Here’s why Fulani herdsmen may be the next Boko Haram

Okozie Okerefor, a Divisional Police Officer (DPO) in the Vunokilang Police Station in Girei Local Government Area (LGA) of Adamawa State, had only spent two months at his new duty post when he was ambushed and killed by those believed to be Fulani herdsmen. Okerefor was reportedly on his way to the scene of a dispute between some Fulani herdsmen and farmers in the area when he and 29 others were killed on Sunday, January 24.

Although President Muhammadu Buhari has said that a plan to map out grazing areas is under way to end the recurring conflict between farmers and herdsmen, there is clearly a larger issue at play, which Buhari has also acknowledged. Speaking to a delegation from the Centre for Humanitarian Dialogue, President Buhari noted that ethnic conflict and religious conflict stem from poverty and injustice, Premium Times reports. Notably, Buhari has said the same in the context of the Boko Haram insurgency. While for decades, Fulani herdsmen have been perceived as a harmless annoyance, the recent escalation of violence over the past year requires much more than merely mapping out grazing areas.

Other incidents in the past six months

On January 5th, the people of Ubulu-Uku kingdom in Aniocha South Local Government Area of Delta state received the news of the abduction of their king with shock. His Royal Majesty, Akaeze Ofulue III was on his way to church and on his way, along the Obior/Igbodo road, he was ambushed and subsequently kidnapped by Fulani herdsmen. According to the Vanguard, Fulani herdsmen also abducted two catholic priests on that same road. 
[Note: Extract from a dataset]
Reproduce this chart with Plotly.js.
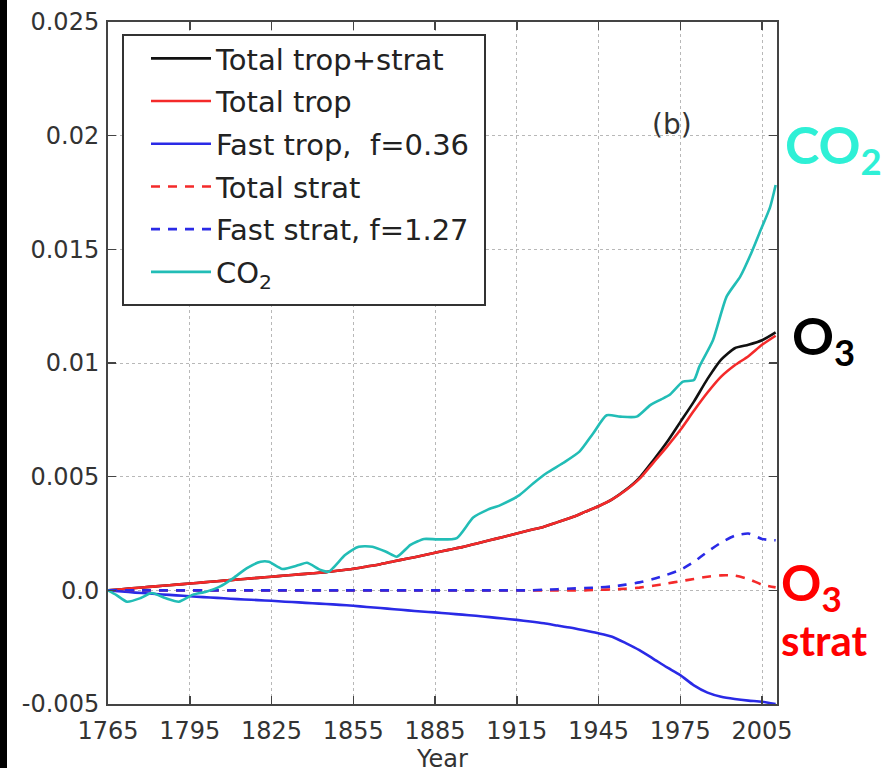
<!DOCTYPE html>
<html>
<head>
<meta charset="utf-8">
<script src="https://cdn.plot.ly/plotly-3.0.1.min.js"></script>
<style>
  html, body { margin: 0; padding: 0; background: #ffffff; overflow: hidden; width: 882px; height: 768px; }
  #chart { width: 882px; height: 790px; }
  #edge { position: absolute; left: 0; top: 0; width: 7px; height: 768px; background: #000; z-index: 10; }
</style>
</head>
<body>
<div id="edge"></div>
<div id="chart"></div>
<script>
// Years on a 5-year grid for the ozone series
const years = [1765,1770,1775,1780,1785,1790,1795,1800,1805,1810,1815,1820,1825,1830,1835,1840,1845,1850,1855,1860,
  1865,1870,1875,1880,1885,1890,1895,1900,1905,1910,1915,1920,1925,1930,1935,1940,1945,1950,1955,1960,
  1965,1970,1975,1980,1985,1990,1995,2000,2005,2010];

// Total tropospheric + stratospheric ozone
const totalTropStrat = [0,0.00005,0.0001,0.00015,0.0002,0.00025,0.0003,0.00035,0.0004,0.00045,0.0005,0.00055,0.0006,0.00065,0.0007,0.00075,0.0008,0.00087,0.00095,0.00105,
  0.00115,0.00128,0.0014,0.00152,0.00165,0.00178,0.0019,0.00205,0.0022,0.00235,0.0025,0.00265,0.0028,0.003,0.0032,0.00345,0.0037,0.004,0.00442,0.00495,
  0.0057,0.0065,0.0074,0.0083,0.0093,0.01015,0.01065,0.0108,0.0110,0.01135];

// Total tropospheric ozone
const totalTrop = [0,0.00005,0.0001,0.00015,0.0002,0.00025,0.0003,0.00035,0.0004,0.00045,0.0005,0.00055,0.0006,0.00065,0.0007,0.00075,0.0008,0.00087,0.00095,0.00105,
  0.00115,0.00128,0.0014,0.00152,0.00165,0.00178,0.0019,0.00205,0.0022,0.00235,0.0025,0.00265,0.0028,0.003,0.0032,0.00345,0.0037,0.004,0.0044,0.0049,
  0.0056,0.0063,0.00705,0.0079,0.0087,0.0094,0.0099,0.0103,0.0108,0.0112];

// Fast tropospheric response, f=0.36
const fastTrop = [0,-0.00005,-0.0001,-0.00014,-0.00018,-0.00022,-0.00026,-0.0003,-0.00033,-0.00037,-0.0004,-0.00043,-0.00046,-0.0005,-0.00053,-0.00057,-0.0006,-0.00064,-0.00068,-0.00073,
  -0.00078,-0.00083,-0.00088,-0.00093,-0.00097,-0.00102,-0.00107,-0.00112,-0.00118,-0.00124,-0.0013,-0.00137,-0.00145,-0.00155,-0.00165,-0.00177,-0.00189,-0.00204,-0.00232,-0.00263,
  -0.003,-0.00338,-0.00373,-0.00418,-0.0045,-0.00468,-0.00478,-0.00485,-0.0049,-0.005];

// Total stratospheric ozone
const totalStrat = [0,0,0,0,0,0,0,0,0,0,0,0,0,0,0,0,0,0,0,0,
  0,0,0,0,0,0,0,0,0,0,0,0,0,0,0,0,0.00002,0.00004,0.00007,0.00012,
  0.0002,0.0003,0.0004,0.0005,0.0006,0.00066,0.00065,0.0005,0.00025,0.00013];

// Fast stratospheric response, f=1.27
const fastStrat = [0,0,0,0,0,0,0,0,0,0,0,0,0,0,0,0,0,0,0,0,
  0,0,0,0,0,0,0,0,0,0,0,0,0.00003,0.00005,0.00008,0.0001,0.00013,0.00017,0.00025,0.00035,
  0.0005,0.00068,0.0009,0.00125,0.0017,0.0021,0.0024,0.0025,0.00226,0.0022];

// CO2 series (finer sampling to keep its wiggles)
const co2Years = [1765,1768,1772,1777,1781,1786,1791,1796,1801,1806,1811,1816,1821,1824,1829,1835,1838,1843,1846,1852,
  1857,1862,1867,1871,1876,1881,1886,1893,1899,1904,1909,1916,1921,1926,1932,1938,1943,1948,1953,1959,
  1964,1968,1971,1976,1980,1982,1987,1992,1997,2001,2004,2008,2010];
const co2Vals = [0,-0.0002,-0.0005,-0.00034,-0.00012,-0.00034,-0.0005,-0.0002,-0.00006,0.00016,0.00054,0.00098,0.00126,0.00126,0.00094,0.00111,0.00121,0.0009,0.00082,0.00155,
  0.00192,0.00192,0.0017,0.00148,0.002,0.00226,0.00224,0.0023,0.0032,0.00353,0.00375,0.00419,0.0047,0.00516,0.0056,0.0061,0.0069,0.0077,0.00764,0.00764,
  0.00815,0.0084,0.00859,0.00918,0.00925,0.00984,0.0110,0.01292,0.0138,0.01482,0.0157,0.01687,0.01783];

const xTicks = [1765,1795,1825,1855,1885,1915,1945,1975,2005];
const yTicks = [-0.005,0,0.005,0.01,0.015,0.02,0.025];
const yTickText = ['-0.005','0.0','0.005','0.01','0.015','0.02','0.025'];

const RED = '#f42a2a', BLUE = '#2a2ae6', CYAN = '#22bdb6';
const W = 2.6;

function series(name, x, y, color, dash, group) {
  return {
    type: 'scatter', mode: 'lines', name: name, x: x, y: y, legendgroup: group,
    line: { color: color, width: W, dash: dash, shape: 'spline', smoothing: 0.6 }
  };
}

const traces = [
  series('Total trop+strat', years, totalTropStrat, '#111111', 'solid', 'g1'),
  series('Total trop', years, totalTrop, RED, 'solid', 'g2'),
  series('Fast trop,  f=0.36', years, fastTrop, BLUE, 'solid', 'g3'),
  series('Total strat', years, totalStrat, RED, '9px,8px', 'g4'),
  series('Fast strat, f=1.27', years, fastStrat, BLUE, '9px,8px', 'g5'),
  series('CO<sub>2</sub>', co2Years, co2Vals, CYAN, 'solid', 'g6')
];

// Figure is a little taller than the window so the axis title sits at the bottom edge
const FIG_W = 882, FIG_H = 790;
const tickFont = { family: 'DejaVu Sans', size: 24, color: '#333333' };
const L = 108, R = 777, T = 22, B = 704;
const pw = R - L, ph = B - T;
const px = v => (v - L) / pw;
const py = v => (B - v) / ph;

const axisCommon = {
  showline: true, linecolor: '#444444', linewidth: 2, mirror: 'allticks',
  ticks: 'inside', ticklen: 8, tickwidth: 1.5, tickcolor: '#444444',
  showgrid: true, gridcolor: '#b8b8b8', gridwidth: 1, griddash: 'dot',
  zeroline: false, tickfont: tickFont
};

const layout = {
  width: FIG_W, height: FIG_H,
  margin: { l: L, r: FIG_W - R, t: T, b: FIG_H - B },
  paper_bgcolor: '#ffffff', plot_bgcolor: '#ffffff',
  showlegend: true,
  legend: {
    x: px(146), y: py(33), xanchor: 'left', yanchor: 'top',
    bgcolor: 'rgba(0,0,0,0)', borderwidth: 0,
    font: { family: 'DejaVu Sans', size: 29, color: '#222222' },
    tracegroupgap: 2, itemwidth: 60, traceorder: 'grouped'
  },
  xaxis: Object.assign({}, axisCommon, {
    range: [1765, 2010.5], tickvals: xTicks, ticktext: xTicks.map(String),
    ticklabelstandoff: 4,
    title: { text: 'Year', font: { family: 'DejaVu Sans', size: 24, color: '#333333' }, standoff: 3 }
  }),
  yaxis: Object.assign({}, axisCommon, {
    range: [-0.005, 0.025], tickvals: yTicks, ticktext: yTickText, ticklabelstandoff: 2
  }),
  shapes: [
    { type: 'rect', xref: 'paper', yref: 'paper', x0: px(123), x1: px(485), y0: py(305), y1: py(35),
      fillcolor: '#ffffff', line: { color: '#333333', width: 2 }, layer: 'above' }
  ],
  annotations: [
    { text: '(b)', xref: 'x', yref: 'y', x: 1972, y: 0.0205, showarrow: false,
      font: { family: 'DejaVu Sans', size: 28, color: '#333333' } },
    { text: '<b>CO<sub>2</sub></b>', xref: 'paper', yref: 'paper', x: px(783), y: py(148),
      xanchor: 'left', yanchor: 'middle', showarrow: false,
      font: { family: 'Lato', size: 52, color: '#2ef0d6' } },
    { text: '<b>O<sub>3</sub></b>', xref: 'paper', yref: 'paper', x: px(790), y: py(339),
      xanchor: 'left', yanchor: 'middle', showarrow: false,
      font: { family: 'Lato', size: 52, color: '#000000' } },
    { text: '<b>O<sub>3</sub></b>', xref: 'paper', yref: 'paper', x: px(779), y: py(585),
      xanchor: 'left', yanchor: 'middle', showarrow: false,
      font: { family: 'Lato', size: 50, color: '#ff0000' } },
    { text: '<b>strat</b>', xref: 'paper', yref: 'paper', x: px(779), y: py(640),
      xanchor: 'left', yanchor: 'middle', showarrow: false,
      font: { family: 'Lato', size: 42, color: '#ff0000' } }
  ]
};

Plotly.newPlot('chart', traces, layout, { staticPlot: true, displayModeBar: false });
</script>
</body>
</html>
The decomposing remains of this monarch (53) was found 19 days after his abduction
The decomposing remains of this monarch (53) was found 19 days after his abduction

Three days after the king’s abduction, the kidnappers demanded a N100 million ransom, but later agreed to accept N30 million after much negotiation. News report claimed that the kidnappers were afraid that the community would involve the police despite warnings, so they killed the king and fled.

In the case of Chief Olu Falae, an elder statesman in Ondo state, he was kidnapped in September 2015 on the way to his farm by six Fulani herdsmen. He was consistently threatened with death until his family paid a ransom of N5 million.

Olu Falae (77), was kidnapped on September 21, 2015 by Fulani herdsmen
Olu Falae (77), was kidnapped on September 21, 2015 by Fulani herdsmen

These Fulani herdsmen may not posses arms or be as infamous as Boko Haram. However, the gruesome nature of these acts show that the government can no longer treat them as a docile or as a non-existent threat. Rather, Buhari needs to take proactive measures to rein the increasing frequency of kidnapping and extortion.

This is a signal for the Nigerian police, army and all other institutions in charge of security to beef up security and employ tact in order to curb terrorism of any kind in Nigeria.